По рассказам очевидца, после долгих месяцев болезни, уныния, страха, именно в то время, когда этого, казалось, можно было всего менее ожидать, овладевали Гоголем «порывы неудержимой веселости; – в эти редкие минуты он болтал без умолку, острота следовала за остротой, и веселый смех его слушателей не умолкал ни на минуту». Он казался вдруг совсем здоровым; так же внезапно исцелялся, как внезапно заболевал: точно «припадки» здоровья, чрезмерной силы жизни – обратно-подобные припадкам болезни. В изможденном постнике, монахе, «со смиренным видом, с потухшими очами и тихим потрясающим гласом, исходящим из души, в которой умерли все желания мира», – мелькает прежний Гоголь, «вольный казак», который «глядит на жизнь, как на трын-траву», и способен, «встав поутру с постели, хватить в одной рубашке трепака по всей комнате». Целые месяцы смотрит «букою», твердит уныло: все прах, все грех, страшусь всего, – пока вдруг опять не проснется, «как встрепанный». «Проходя однажды с Анненковым в Риме по глухому переулку, он до того воодушевился, что, наконец, пустился просто в пляс и стал вывертывать зонтиком на воздухе такие штуки, что не далее двух минут ручка зонтика осталась у него в руках, а остальное полетело в сторону». В деревне у Смирновой огорчает и пугает всех своей угрюмостью, как вдруг затевает игру с детьми – «выдумывает» луну: «достает пустой круглый ящик, в котором были привезенные из Константинополя лакомства (халва и рахат-лукум), вынимает дно ящика, наклеивает бумагу, намазывает ее маслом, приклеивает огарок» – и луна готова. «Дети вне себя от восторга», подвешивают ящик на дерево и говорят, что это луна для их будущего театра.

Дети вообще любят Гоголя больше, чем взрослые.

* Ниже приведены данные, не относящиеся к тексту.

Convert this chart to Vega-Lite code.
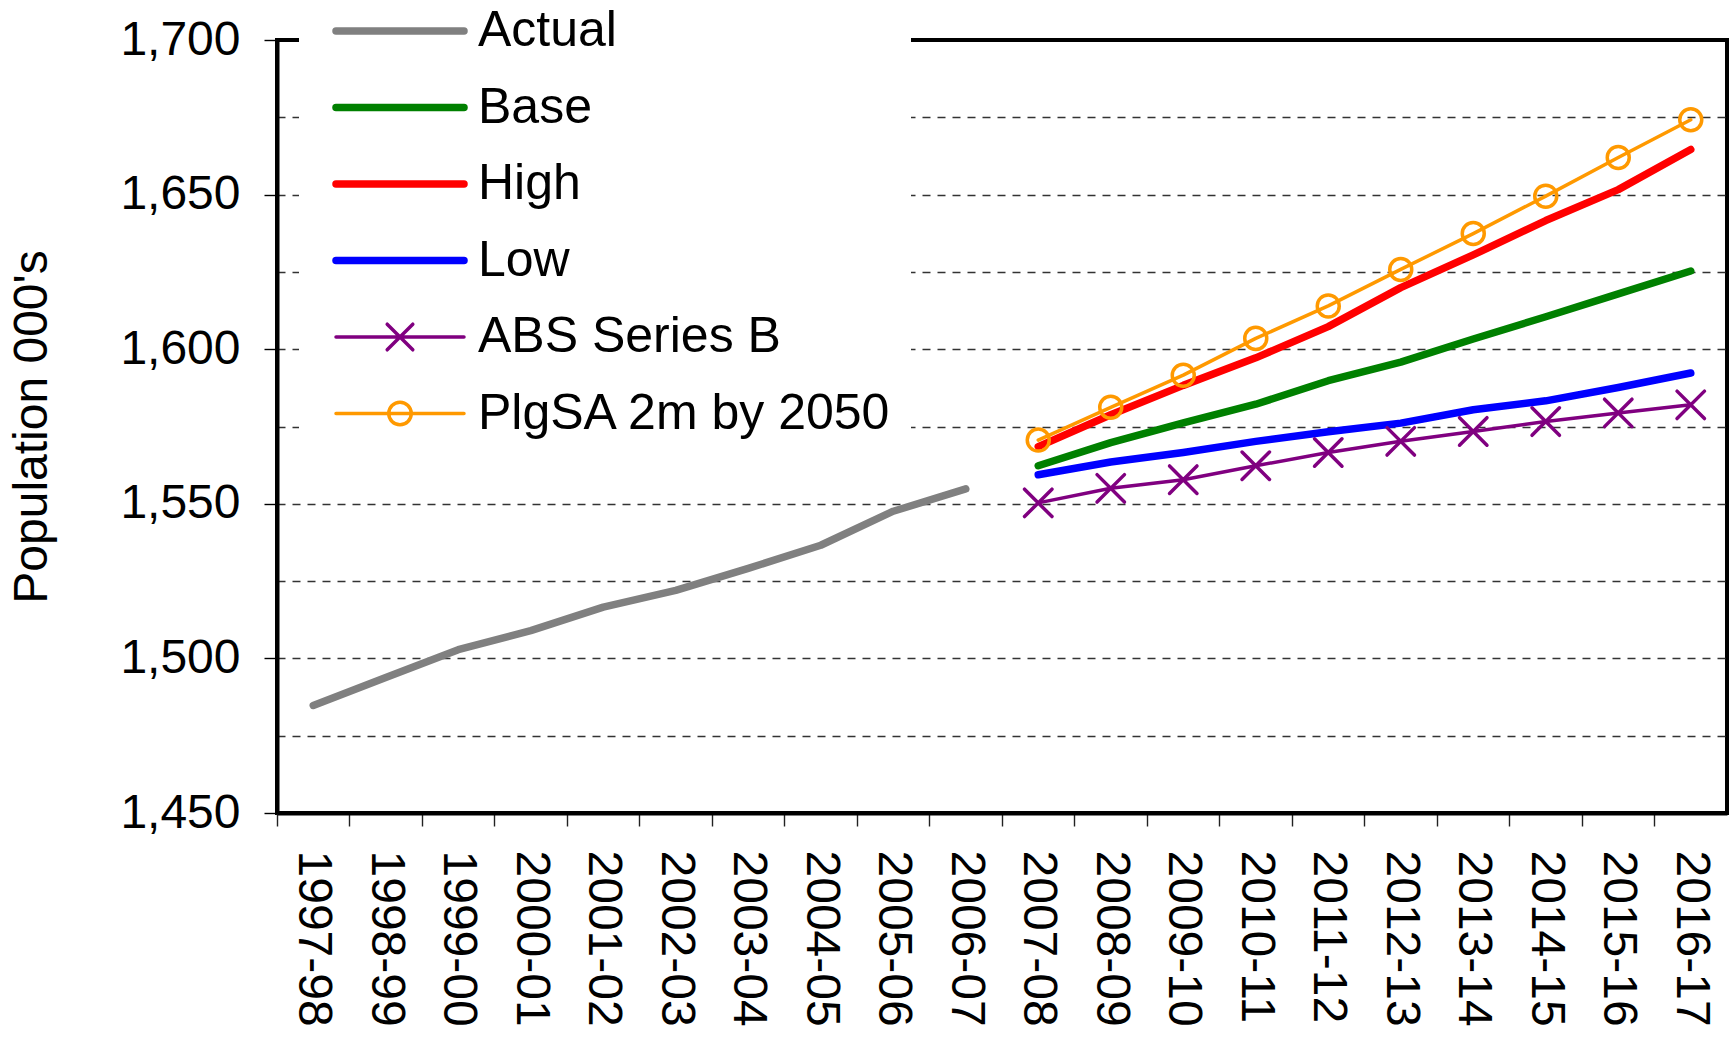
{
  "$schema": "https://vega.github.io/schema/vega-lite/v6.json",
  "width": 1450,
  "height": 773,
  "autosize": {"type": "none"},
  "padding": {"left": 277, "top": 40, "right": 9, "bottom": 226},
  "background": "white",
  "config": {
    "view": {"stroke": "black", "strokeWidth": 4},
    "font": "Liberation Sans"
  },
  "data": {
    "values": [
      {"year": "1997-98", "series": "Actual", "value": 1484.8},
      {"year": "1998-99", "series": "Actual", "value": 1493.8},
      {"year": "1999-00", "series": "Actual", "value": 1502.8},
      {"year": "2000-01", "series": "Actual", "value": 1509.0},
      {"year": "2001-02", "series": "Actual", "value": 1516.6},
      {"year": "2002-03", "series": "Actual", "value": 1522.0},
      {"year": "2003-04", "series": "Actual", "value": 1529.1},
      {"year": "2004-05", "series": "Actual", "value": 1536.6},
      {"year": "2005-06", "series": "Actual", "value": 1547.6},
      {"year": "2006-07", "series": "Actual", "value": 1554.8},

      {"year": "2007-08", "series": "Base", "value": 1562.3},
      {"year": "2008-09", "series": "Base", "value": 1569.8},
      {"year": "2009-10", "series": "Base", "value": 1576.2},
      {"year": "2010-11", "series": "Base", "value": 1582.2},
      {"year": "2011-12", "series": "Base", "value": 1589.8},
      {"year": "2012-13", "series": "Base", "value": 1595.8},
      {"year": "2013-14", "series": "Base", "value": 1603.3},
      {"year": "2014-15", "series": "Base", "value": 1610.5},
      {"year": "2015-16", "series": "Base", "value": 1617.9},
      {"year": "2016-17", "series": "Base", "value": 1625.3},

      {"year": "2007-08", "series": "High", "value": 1568.5},
      {"year": "2008-09", "series": "High", "value": 1578.8},
      {"year": "2009-10", "series": "High", "value": 1588.3},
      {"year": "2010-11", "series": "High", "value": 1597.2},
      {"year": "2011-12", "series": "High", "value": 1607.3},
      {"year": "2012-13", "series": "High", "value": 1619.9},
      {"year": "2013-14", "series": "High", "value": 1630.5},
      {"year": "2014-15", "series": "High", "value": 1641.6},
      {"year": "2015-16", "series": "High", "value": 1651.6},
      {"year": "2016-17", "series": "High", "value": 1664.6},

      {"year": "2007-08", "series": "Low", "value": 1559.4},
      {"year": "2008-09", "series": "Low", "value": 1563.5},
      {"year": "2009-10", "series": "Low", "value": 1566.6},
      {"year": "2010-11", "series": "Low", "value": 1570.2},
      {"year": "2011-12", "series": "Low", "value": 1573.3},
      {"year": "2012-13", "series": "Low", "value": 1576.1},
      {"year": "2013-14", "series": "Low", "value": 1580.4},
      {"year": "2014-15", "series": "Low", "value": 1583.3},
      {"year": "2015-16", "series": "Low", "value": 1587.6},
      {"year": "2016-17", "series": "Low", "value": 1592.3},

      {"year": "2007-08", "series": "ABS Series B", "value": 1550.3},
      {"year": "2008-09", "series": "ABS Series B", "value": 1555.0},
      {"year": "2009-10", "series": "ABS Series B", "value": 1557.8},
      {"year": "2010-11", "series": "ABS Series B", "value": 1562.3},
      {"year": "2011-12", "series": "ABS Series B", "value": 1566.6},
      {"year": "2012-13", "series": "ABS Series B", "value": 1570.2},
      {"year": "2013-14", "series": "ABS Series B", "value": 1573.4},
      {"year": "2014-15", "series": "ABS Series B", "value": 1576.6},
      {"year": "2015-16", "series": "ABS Series B", "value": 1579.4},
      {"year": "2016-17", "series": "ABS Series B", "value": 1582.0},

      {"year": "2007-08", "series": "PlgSA 2m by 2050", "value": 1570.6},
      {"year": "2008-09", "series": "PlgSA 2m by 2050", "value": 1581.2},
      {"year": "2009-10", "series": "PlgSA 2m by 2050", "value": 1591.6},
      {"year": "2010-11", "series": "PlgSA 2m by 2050", "value": 1603.5},
      {"year": "2011-12", "series": "PlgSA 2m by 2050", "value": 1614.0},
      {"year": "2012-13", "series": "PlgSA 2m by 2050", "value": 1625.8},
      {"year": "2013-14", "series": "PlgSA 2m by 2050", "value": 1637.4},
      {"year": "2014-15", "series": "PlgSA 2m by 2050", "value": 1649.5},
      {"year": "2015-16", "series": "PlgSA 2m by 2050", "value": 1662.0},
      {"year": "2016-17", "series": "PlgSA 2m by 2050", "value": 1674.2}
    ]
  },
  "encoding": {
    "x": {
      "field": "year",
      "type": "ordinal",
      "sort": null,
      "bandPosition": 0.5,
      "scale": {
        "type": "band",
        "paddingInner": 0,
        "paddingOuter": 0,
        "domain": ["1997-98", "1998-99", "1999-00", "2000-01", "2001-02", "2002-03", "2003-04", "2004-05", "2005-06", "2006-07",
                   "2007-08", "2008-09", "2009-10", "2010-11", "2011-12", "2012-13", "2013-14", "2014-15", "2015-16", "2016-17"]
      },
      "axis": {
        "title": null,
        "bandPosition": 0,
        "domainColor": "black",
        "domainWidth": 4,
        "tickColor": "#222222",
        "tickWidth": 1.4,
        "tickSize": 13,
        "labelAngle": 90,
        "labelFont": "Liberation Sans",
        "labelFontSize": 48,
        "labelColor": "black",
        "labelPadding": 24,
        "labelOverlap": false,
        "labelBound": false,
        "grid": false
      }
    },
    "y": {
      "field": "value",
      "type": "quantitative",
      "scale": {"domain": [1450, 1700], "nice": false, "zero": false},
      "axis": {
        "title": "Population 000's",
        "titleFont": "Liberation Sans",
        "titleFontSize": 48,
        "titleFontWeight": "normal",
        "titleColor": "black",
        "titleX": -231,
        "titleBaseline": "alphabetic",
        "values": [1450, 1475, 1500, 1525, 1550, 1575, 1600, 1625, 1650, 1675, 1700],
        "labelExpr": "datum.value % 50 === 0 ? format(datum.value, ',') : ''",
        "labelFont": "Liberation Sans",
        "labelFontSize": 48,
        "labelColor": "black",
        "labelPadding": 24,
        "domainColor": "black",
        "domainWidth": 4,
        "tickColor": "black",
        "tickWidth": 1.4,
        "tickSize": 13,
        "tickOpacity": {"condition": {"test": "datum.value % 50 === 0", "value": 1}, "value": 0},
        "grid": true,
        "gridColor": "#333333",
        "gridWidth": 1.4,
        "gridDash": [8, 7],
        "gridOpacity": {"condition": {"test": "datum.value === 1450 || datum.value === 1700", "value": 0}, "value": 1}
      }
    }
  },
  "layer": [
    {
      "mark": {"type": "line", "strokeCap": "round", "strokeJoin": "round"},
      "encoding": {
        "color": {
          "field": "series",
          "type": "nominal",
          "scale": {
            "domain": ["Actual", "Base", "High", "Low", "ABS Series B", "PlgSA 2m by 2050"],
            "range": ["#808080", "#008000", "#FF0000", "#0000FF", "#800080", "#FF9900"]
          },
          "legend": {
            "title": null,
            "orient": "none",
            "legendX": 22,
            "legendY": -47,
            "padding": 18,
            "fillColor": "white",
            "strokeColor": null,
            "symbolSize": 16384,
            "symbolOffset": 15,
            "clipHeight": 40,
            "rowPadding": 26.5,
            "labelOffset": 10,
            "labelFont": "Liberation Sans",
            "labelFontSize": 50,
            "labelColor": "black",
            "labelLimit": 0,
            "encode": {
              "symbols": {
                "update": {
                  "shape": {"signal": "datum.value === 'ABS Series B' ? 'M-1,0L1,0M-0.2,-0.2L0.2,0.2M-0.2,0.2L0.2,-0.2' : datum.value === 'PlgSA 2m by 2050' ? 'M-1,0L1,0M0.176,0A0.176,0.176 0 1,1 -0.176,0A0.176,0.176 0 1,1 0.176,0' : 'M-1,0L1,0'"},
                  "fill": {"value": "transparent"},
                  "strokeCap": {"value": "round"},
                  "opacity": {"value": 1}
                }
              }
            }
          }
        },
        "strokeWidth": {
          "field": "series",
          "type": "nominal",
          "scale": {
            "type": "ordinal",
            "domain": ["Actual", "Base", "High", "Low", "ABS Series B", "PlgSA 2m by 2050"],
            "range": [7.5, 7.5, 7.5, 7.5, 3.5, 3.5]
          }
        }
      }
    },
    {
      "transform": [{"filter": {"field": "series", "oneOf": ["ABS Series B", "PlgSA 2m by 2050"]}}],
      "mark": {"type": "point", "filled": false, "opacity": 1, "size": 784, "strokeWidth": 3.5, "strokeCap": "round"},
      "encoding": {
        "stroke": {
          "field": "series",
          "type": "nominal",
          "scale": {"domain": ["ABS Series B", "PlgSA 2m by 2050"], "range": ["#800080", "#FF9900"]},
          "legend": null
        },
        "shape": {
          "field": "series",
          "type": "nominal",
          "scale": {
            "domain": ["ABS Series B", "PlgSA 2m by 2050"],
            "range": ["M-0.98,-0.98L0.98,0.98M-0.98,0.98L0.98,-0.98", "M0.786,0A0.786,0.786 0 1,1 -0.786,0A0.786,0.786 0 1,1 0.786,0"]
          },
          "legend": null
        }
      }
    }
  ]
}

С детьми забывает он о своем христианстве. Но, кто знает, – не ближе ли он именно в эти минуты ко Христу, чем когда-либо, не ближе ли ко Христу Гоголь пляшущий, чем плачущий? Если бы только он это понял, то, может быть, спасся бы. Но в том-то и дело, что все «1847 лет христианства» стояли между ним и таким пониманием Христа. И даже в последние годы жизни, когда он, по-видимому, уже совсем измолился, испостился, вдруг вспомнит детский смех Пушкина, жгучий полдень в Кампаньи, родную казацкую песню – и опять все «страшилища» как будто ему «только снились», вот-вот, кажется, проснется, стряхнет их с плеч.